Code that draws figures
※ ※ ※
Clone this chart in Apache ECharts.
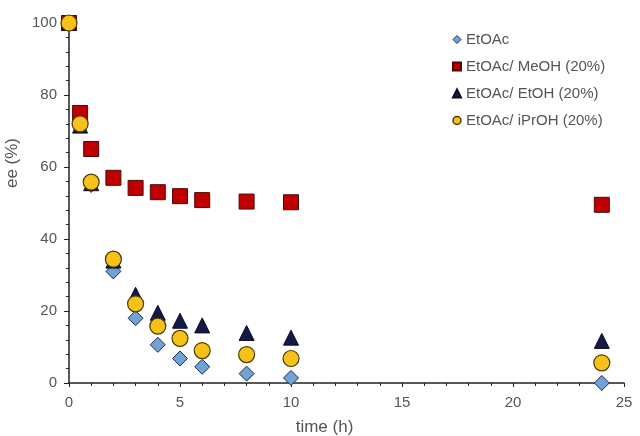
<!DOCTYPE html>
<html>
<head>
<meta charset="utf-8">
<script src="https://cdn.jsdelivr.net/npm/echarts@6/dist/echarts.min.js"></script>
<style>
    html, body { margin: 0; padding: 0; background: #fff; }
    #chart { width: 640px; height: 436px; }
</style>
</head>
<body>
<div id="chart"></div>
<script>
// sampling times (h)
var times = [0, 0.5, 1, 2, 3, 4, 5, 6, 8, 10, 24];

// ee (%) per solvent
var etoac = [100, 72, 55, 31, 18, 10.6, 6.8, 4.5, 2.6, 1.4, 0];
var meoh = [100, 75, 65, 57, 54.2, 53, 51.9, 50.8, 50.4, 50.2, 49.5];
var etoh = [100, 71.5, 55.5, 34, 24.5, 19.5, 17.3, 16, 13.9, 12.6, 11.7];
var iproh = [100, 72, 55.8, 34.4, 22, 15.8, 12.4, 9, 7.9, 6.8, 5.6];

var names = ["EtOAc", "EtOAc/ MeOH (20%)", "EtOAc/ EtOH (20%)", "EtOAc/ iPrOH (20%)"];

function pairs(ys) {
    var out = [];
    for (var i = 0; i < times.length; i++) {
        out.push([times[i], ys[i]]);
    }
    return out;
}

var chart = echarts.init(document.getElementById('chart'));

var option = {
    animation: false,
    textStyle: { fontFamily: "Liberation Sans, Arial, sans-serif" },
    grid: { left: 69, right: 16, top: 23, bottom: 53, outerBoundsMode: 'none', containLabel: false },
    legend: {
        orient: 'vertical',
        left: 447,
        top: 27,
        itemWidth: 8,
        itemHeight: 8,
        itemGap: 12,
        textStyle: { fontSize: 15, color: '#555' },
        data: [
            { name: names[0], icon: 'diamond', itemStyle: { color: '#6fa3d6', borderColor: '#1d2a4a', borderWidth: 1 } },
            { name: names[1], icon: 'rect' },
            { name: names[2], icon: 'triangle' },
            { name: names[3], icon: 'circle', itemStyle: { color: '#f6c21a', borderColor: '#4a3a05', borderWidth: 1.5 } }
        ]
    },
    xAxis: {
        type: 'value',
        min: 0,
        max: 25,
        interval: 5,
        name: 'time (h)',
        nameLocation: 'middle',
        nameGap: 36,
        nameTextStyle: { fontSize: 17, color: '#555', padding: [0, 44, 0, 0] },
        axisLine: { lineStyle: { color: '#222', width: 1.5 } },
        axisTick: { length: 4, lineStyle: { color: '#222' } },
        minorTick: { show: true, splitNumber: 5, length: 3, lineStyle: { color: '#222' } },
        axisLabel: { fontSize: 15, color: '#555', margin: 12 },
        splitLine: { show: false }
    },
    yAxis: {
        type: 'value',
        min: 0,
        max: 100,
        interval: 20,
        name: 'ee (%)',
        nameLocation: 'middle',
        nameGap: 30,
        nameRotate: 90,
        nameTextStyle: { fontSize: 17, color: '#555', padding: [0, 0, 0, 80] },
        axisLine: { show: true, lineStyle: { color: '#222', width: 1.5 } },
        axisTick: { show: true, length: 5, lineStyle: { color: '#222' } },
        minorTick: { show: true, splitNumber: 5, length: 3, lineStyle: { color: '#222' } },
        axisLabel: { fontSize: 15, color: '#555', margin: 12 },
        splitLine: { show: false }
    },
    series: [
        {
            name: names[0], type: 'scatter', symbol: 'diamond', symbolSize: 15,
            itemStyle: { color: '#6fa3d6', borderColor: '#1d2a4a', borderWidth: 1, opacity: 1 },
            data: pairs(etoac)
        },
        {
            name: names[1], type: 'scatter', symbol: 'rect', symbolSize: 15,
            itemStyle: { color: '#c00000', borderColor: '#4a0a0a', borderWidth: 1, opacity: 1 },
            data: pairs(meoh)
        },
        {
            name: names[2], type: 'scatter', symbol: 'triangle', symbolSize: 15,
            itemStyle: { color: '#15194a', borderColor: '#0a0c25', borderWidth: 1, opacity: 1 },
            data: pairs(etoh)
        },
        {
            name: names[3], type: 'scatter', symbol: 'circle', symbolSize: 16,
            itemStyle: { color: '#f6c21a', borderColor: '#4a3a05', borderWidth: 1.2, opacity: 1 },
            data: pairs(iproh)
        }
    ]
};

chart.setOption(option);
</script>
</body>
</html>
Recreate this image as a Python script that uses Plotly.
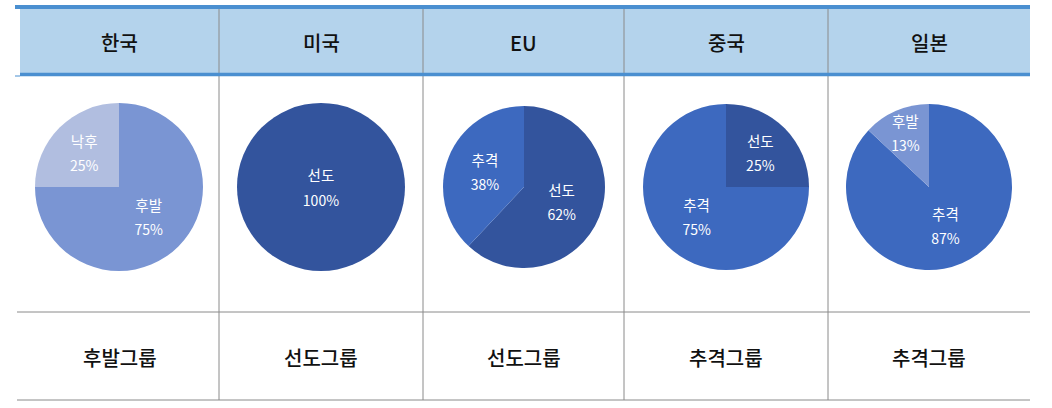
import plotly.graph_objects as go

# ---- data ----
countries = ["한국", "미국", "EU", "중국", "일본"]
groups = ["후발그룹", "선도그룹", "선도그룹", "추격그룹", "추격그룹"]
slice_labels = [
    ["후발", "낙후"],
    ["선도"],
    ["선도", "추격"],
    ["선도", "추격"],
    ["추격", "후발"],
]
slice_values = [
    [75, 25],
    [100],
    [62, 38],
    [25, 75],
    [87, 13],
]

# ---- style ----
W, H = 1052, 408
cat_colors = {"선도": "#33549d", "추격": "#3d69bf", "후발": "#7a95d3", "낙후": "#b1bee0"}
col_edges = [20, 219, 423, 624, 828, 1030]
pie_cx = [119, 321, 524, 726, 929]
pie_cy = 187
pie_r = [84, 84, 81, 83, 83]
FONT = "Noto Sans CJK KR, Noto Sans, sans-serif"

fig = go.Figure()

for i, (labs, vals) in enumerate(zip(slice_labels, slice_values)):
    cx, r = pie_cx[i], pie_r[i]
    fig.add_trace(go.Pie(
        labels=labs,
        values=vals,
        sort=False,
        direction="clockwise",
        rotation=0,
        marker=dict(colors=[cat_colors[l] for l in labs], line=dict(width=0)),
        textposition="inside",
        insidetextorientation="horizontal",
        texttemplate="<span style='font-size:14.5px'>%{label}</span><br><span style='font-size:14px'>%{percent:.0%}</span>",
        textfont=dict(family=FONT, size=18.5, color="white"),
        hoverinfo="label+percent",
        showlegend=False,
        domain=dict(x=[(cx - r) / W, (cx + r) / W],
                    y=[1 - (pie_cy + r) / H, 1 - (pie_cy - r) / H]),
    ))

shapes = []
# header background
shapes.append(dict(type="rect", x0=col_edges[0], x1=col_edges[-1], y0=9, y1=73,
                   fillcolor="#b4d3ec", line=dict(width=0), layer="below"))
# vertical separators
for x in col_edges[1:-1]:
    shapes.append(dict(type="line", x0=x, x1=x, y0=9, y1=400,
                       line=dict(color="#8a8a8a", width=1)))
# gray horizontal lines
for y in [312, 400]:
    shapes.append(dict(type="line", x0=17, x1=col_edges[-1], y0=y, y1=y,
                       line=dict(color="#8a8a8a", width=1)))
# blue borders
shapes.append(dict(type="line", x0=15, x1=col_edges[-1], y0=7, y1=7,
                   line=dict(color="#4a8fd0", width=4)))
shapes.append(dict(type="line", x0=20, x1=col_edges[-1], y0=74.5, y1=74.5,
                   line=dict(color="#4a8fd0", width=3.5)))
shapes.append(dict(type="line", x0=15, x1=20, y0=76, y1=76,
                   line=dict(color="#4a8fd0", width=1)))

annotations = []
for i in range(5):
    xc = (col_edges[i] + col_edges[i + 1]) / 2
    annotations.append(dict(x=xc, y=42, xref="x", yref="y", text=countries[i],
                            showarrow=False,
                            font=dict(family=FONT, size=20, color="#111111", weight=500)))
    annotations.append(dict(x=xc, y=357, xref="x", yref="y", text=groups[i],
                            showarrow=False,
                            font=dict(family=FONT, size=20, color="#111111", weight=500)))

fig.update_layout(
    width=W, height=H,
    margin=dict(l=0, r=0, t=0, b=0),
    paper_bgcolor="white",
    plot_bgcolor="white",
    uniformtext=dict(mode="show", minsize=18.5),
    xaxis=dict(range=[0, W], visible=False, fixedrange=True),
    yaxis=dict(range=[H, 0], visible=False, fixedrange=True),
    shapes=shapes,
    annotations=annotations,
)

fig.write_html("out.html")
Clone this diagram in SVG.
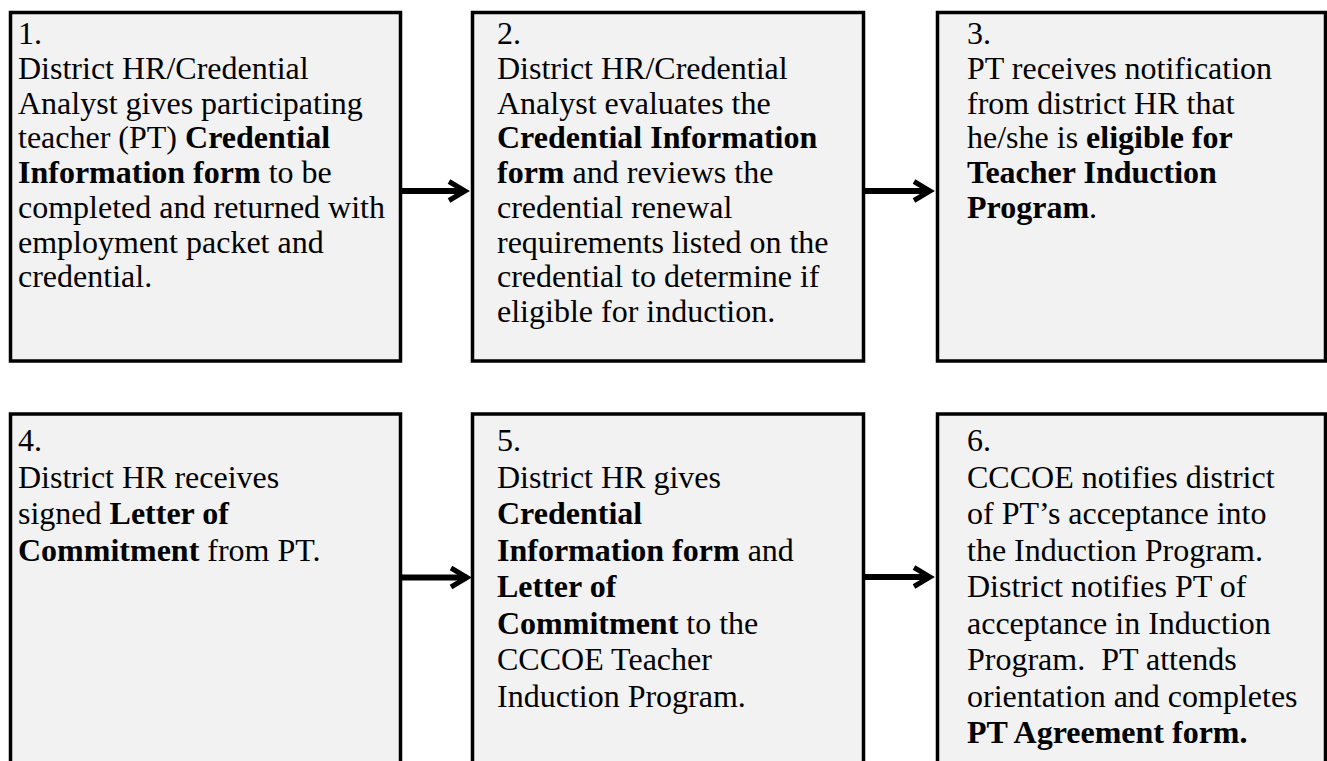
<svg xmlns="http://www.w3.org/2000/svg" width="1327" height="761" viewBox="0 0 1327 761">
<style>
.box{fill:#f2f2f2;stroke:#000;stroke-width:3.5}
.t{font-family:"Liberation Serif","Times New Roman",serif;font-size:32px;fill:#000}
.b{font-weight:bold}
.conn{stroke:#000;stroke-width:6;fill:none}
</style>
<defs>
<marker id="chev" markerUnits="userSpaceOnUse" viewBox="-22 -14 30 28" markerWidth="30" markerHeight="28" refX="0" refY="0" orient="auto" overflow="visible">
<path d="M-16,-9.5 L0,0 L-16,9.5" fill="none" stroke="#000" stroke-width="5"/>
</marker>
</defs>
<rect width="1327" height="761" fill="#fff"/>
<g id="node1">
<rect class="box" x="10.5" y="12.5" width="390" height="348.5"/>
<text class="t" x="18" y="44">1.</text>
<text class="t" x="18" y="78.75">District HR/Credential</text>
<text class="t" x="18" y="113.5">Analyst gives participating</text>
<text class="t" x="18" y="148.25">teacher (PT) <tspan class="b">Credential</tspan></text>
<text class="t" x="18" y="183"><tspan class="b">Information form</tspan> to be</text>
<text class="t" x="18" y="217.75">completed and returned with</text>
<text class="t" x="18" y="252.5">employment packet and</text>
<text class="t" x="18" y="287.25">credential.</text>
</g>
<g id="node2">
<rect class="box" x="472.5" y="12.5" width="391" height="348.5"/>
<text class="t" x="497" y="44">2.</text>
<text class="t" x="497" y="78.75">District HR/Credential</text>
<text class="t" x="497" y="113.5">Analyst evaluates the</text>
<text class="t b" x="497" y="148.25">Credential Information</text>
<text class="t" x="497" y="183"><tspan class="b">form</tspan> and reviews the</text>
<text class="t" x="497" y="217.75">credential renewal</text>
<text class="t" x="497" y="252.5">requirements listed on the</text>
<text class="t" x="497" y="287.25">credential to determine if</text>
<text class="t" x="497" y="322">eligible for induction.</text>
</g>
<g id="node3">
<rect class="box" x="937.5" y="12.5" width="388" height="348.5"/>
<text class="t" x="967" y="44">3.</text>
<text class="t" x="967" y="78.75">PT receives notification</text>
<text class="t" x="967" y="113.5">from district HR that</text>
<text class="t" x="967" y="148.25">he/she is <tspan class="b">eligible for</tspan></text>
<text class="t b" x="967" y="183">Teacher Induction</text>
<text class="t" x="967" y="217.75"><tspan class="b">Program</tspan>.</text>
</g>
<g id="node4">
<rect class="box" x="10.5" y="414" width="390" height="400"/>
<text class="t" x="18" y="451">4.</text>
<text class="t" x="18" y="487.5">District HR receives</text>
<text class="t" x="18" y="524">signed <tspan class="b">Letter of</tspan></text>
<text class="t" x="18" y="560.5"><tspan class="b">Commitment</tspan> from PT.</text>
</g>
<g id="node5">
<rect class="box" x="472.5" y="414" width="391" height="400"/>
<text class="t" x="497" y="451">5.</text>
<text class="t" x="497" y="487.5">District HR gives</text>
<text class="t b" x="497" y="524">Credential</text>
<text class="t" x="497" y="560.5"><tspan class="b">Information form</tspan> and</text>
<text class="t b" x="497" y="597">Letter of</text>
<text class="t" x="497" y="633.5"><tspan class="b">Commitment</tspan> to the</text>
<text class="t" x="497" y="670">CCCOE Teacher</text>
<text class="t" x="497" y="706.5">Induction Program.</text>
</g>
<g id="node6">
<rect class="box" x="937.5" y="414" width="388" height="400"/>
<text class="t" x="967" y="451">6.</text>
<text class="t" x="967" y="487.5">CCCOE notifies district</text>
<text class="t" x="967" y="524">of PT’s acceptance into</text>
<text class="t" x="967" y="560.5">the Induction Program.</text>
<text class="t" x="967" y="597">District notifies PT of</text>
<text class="t" x="967" y="633.5">acceptance in Induction</text>
<text class="t" x="967" y="670" xml:space="preserve">Program.  PT attends</text>
<text class="t" x="967" y="706.5">orientation and completes</text>
<text class="t b" x="967" y="743">PT Agreement form.</text>
</g>
<g id="connectors">
<line class="conn" x1="402" y1="191" x2="465" y2="191" marker-end="url(#chev)"/>
<line class="conn" x1="865" y1="191" x2="930" y2="191" marker-end="url(#chev)"/>
<line class="conn" x1="402" y1="577.5" x2="467" y2="577.5" marker-end="url(#chev)"/>
<line class="conn" x1="865" y1="577" x2="930" y2="577" marker-end="url(#chev)"/>
</g>
</svg>
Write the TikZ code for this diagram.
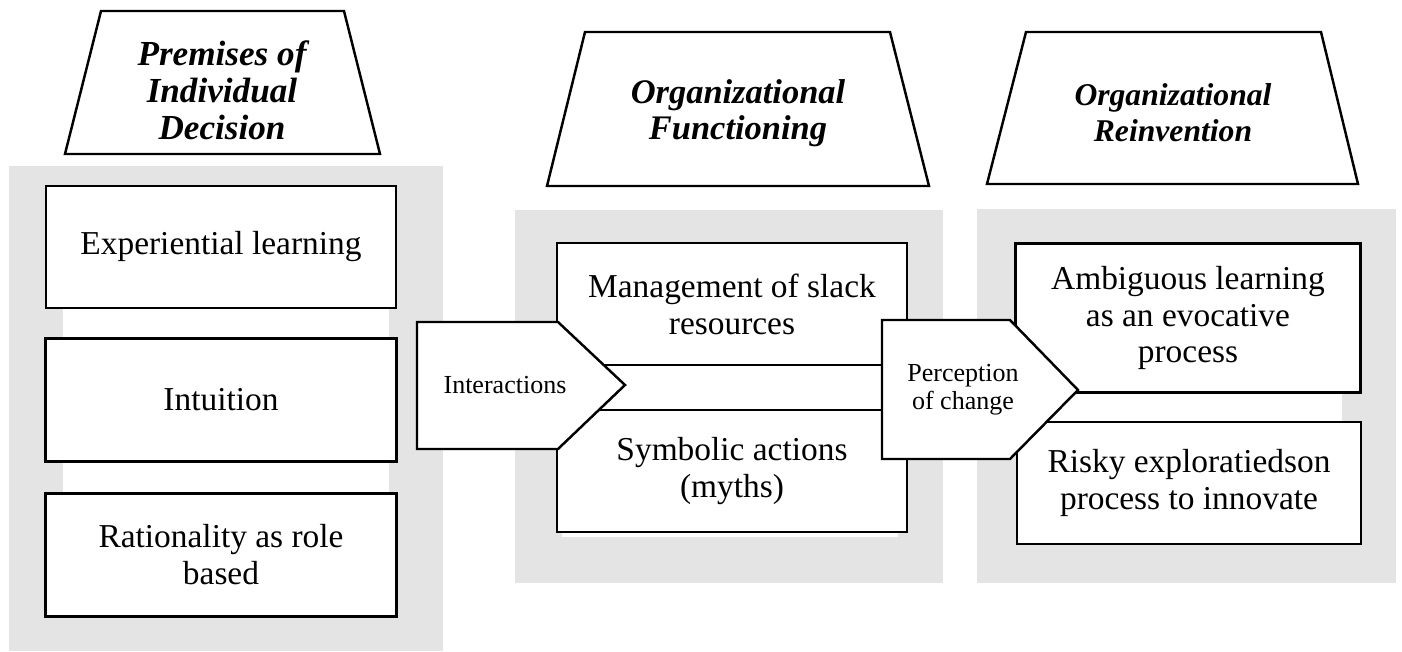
\documentclass[tikz,border=0pt]{standalone}
\usepackage{fontspec}
\setmainfont{Liberation Serif}
\definecolor{panelgray}{HTML}{E4E4E4}

\begin{document}
\begin{tikzpicture}[x=0.01cm, y=-0.01cm, line width=0.7pt, line join=miter]
	\tikzstyle{panel}=[fill=panelgray, draw=none]
	\tikzstyle{strip}=[fill=white, draw=none]
	\tikzstyle{box}=[draw, fill=white, rectangle, align=center, inner sep=0pt,
		minimum width=3.5cm, minimum height=1.22cm, font=\fontsize{9.5}{10.5}\selectfont]
	\tikzstyle{head}=[align=center, inner sep=0pt, font=\bfseries\itshape]
	\tikzstyle{tag}=[align=center, inner sep=0pt, font=\fontsize{7.4}{8}\selectfont]
	\useasboundingbox (0,0) rectangle (1402,651);

	% grey panels with the white column behind the boxes
	\fill[panelgray] (9,166) rectangle (443,651);
	\fill[panelgray] (515,210) rectangle (943,583);
	\fill[panelgray] (977,209) rectangle (1396,583);
	\fill[white] (63,200) rectangle (389,600);
	\fill[white] (562,260) rectangle (898,537);
	\fill[white] (1030,260) rectangle (1342,540);

	% headings
	\draw (101,11) -- (344,11) -- (380,154) -- (65,154) -- cycle;
	\node[head, font=\fontsize{10}{10.5}\bfseries\itshape\selectfont] (premises) at (222,90) {Premises of\\Individual\\Decision};
	\draw (585,32) -- (890,32) -- (929,186) -- (547,186) -- cycle;
	\node[head, font=\fontsize{9.8}{10.3}\bfseries\itshape\selectfont] (functioning) at (738,113) {Organizational\\Functioning};
	\draw (1026,32) -- (1321,32) -- (1358,184) -- (987,184) -- cycle;
	\node[head, font=\fontsize{9}{10.3}\bfseries\itshape\selectfont] (reinvention) at (1173,113) {Organizational\\Reinvention};

	% boxes
	\node[box] (exp) at (221,247) {Experiential learning};
	\node[box, minimum width=3.51cm, minimum height=1.23cm] (intu) at (221,400) {Intuition};
	\node[box, minimum width=3.51cm, minimum height=1.23cm] (rat) at (221,555) {Rationality as role\\based};
	\node[box] (mgmt) at (732,304) {Management of slack\\resources};
	\node[box] (symb) at (732,471) {Symbolic actions\\(myths)};
	\node[box, minimum width=3.45cm, minimum height=1.49cm] (ambi) at (1188,318) {Ambiguous learning\\as an evocative\\process};
	\node[box, minimum width=3.44cm] (risky) at (1189,483) {Risky exploratiedson\\process to innovate};

	% arrows between the panels
	\draw[fill=white] (417,322) -- (558,322) -- (625,385) -- (558,449) -- (417,449) -- cycle;
	\node[tag] (inter) at (505,385) {Interactions};
	\draw[fill=white] (882,320) -- (1010,320) -- (1078,390) -- (1010,459) -- (882,459) -- cycle;
	\node[tag] (perc) at (963,390) {Perception\\of change};
\end{tikzpicture}
\end{document}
※ ※ ※
§ **Instruction**:
Can you give again only the lines between the one containing "Write the TikZ code for this diagram." and the one containing "(1030,260) rectangle (1342,540);", counting both, exactly as they appear and without any pictures?

§ **Written answer**:
Write the TikZ code for this diagram.
\documentclass[tikz,border=0pt]{standalone}
\usepackage{fontspec}
\setmainfont{Liberation Serif}
\definecolor{panelgray}{HTML}{E4E4E4}

\begin{document}
\begin{tikzpicture}[x=0.01cm, y=-0.01cm, line width=0.7pt, line join=miter]
	\tikzstyle{panel}=[fill=panelgray, draw=none]
	\tikzstyle{strip}=[fill=white, draw=none]
	\tikzstyle{box}=[draw, fill=white, rectangle, align=center, inner sep=0pt,
		minimum width=3.5cm, minimum height=1.22cm, font=\fontsize{9.5}{10.5}\selectfont]
	\tikzstyle{head}=[align=center, inner sep=0pt, font=\bfseries\itshape]
	\tikzstyle{tag}=[align=center, inner sep=0pt, font=\fontsize{7.4}{8}\selectfont]
	\useasboundingbox (0,0) rectangle (1402,651);

	% grey panels with the white column behind the boxes
	\fill[panelgray] (9,166) rectangle (443,651);
	\fill[panelgray] (515,210) rectangle (943,583);
	\fill[panelgray] (977,209) rectangle (1396,583);
	\fill[white] (63,200) rectangle (389,600);
	\fill[white] (562,260) rectangle (898,537);
	\fill[white] (1030,260) rectangle (1342,540);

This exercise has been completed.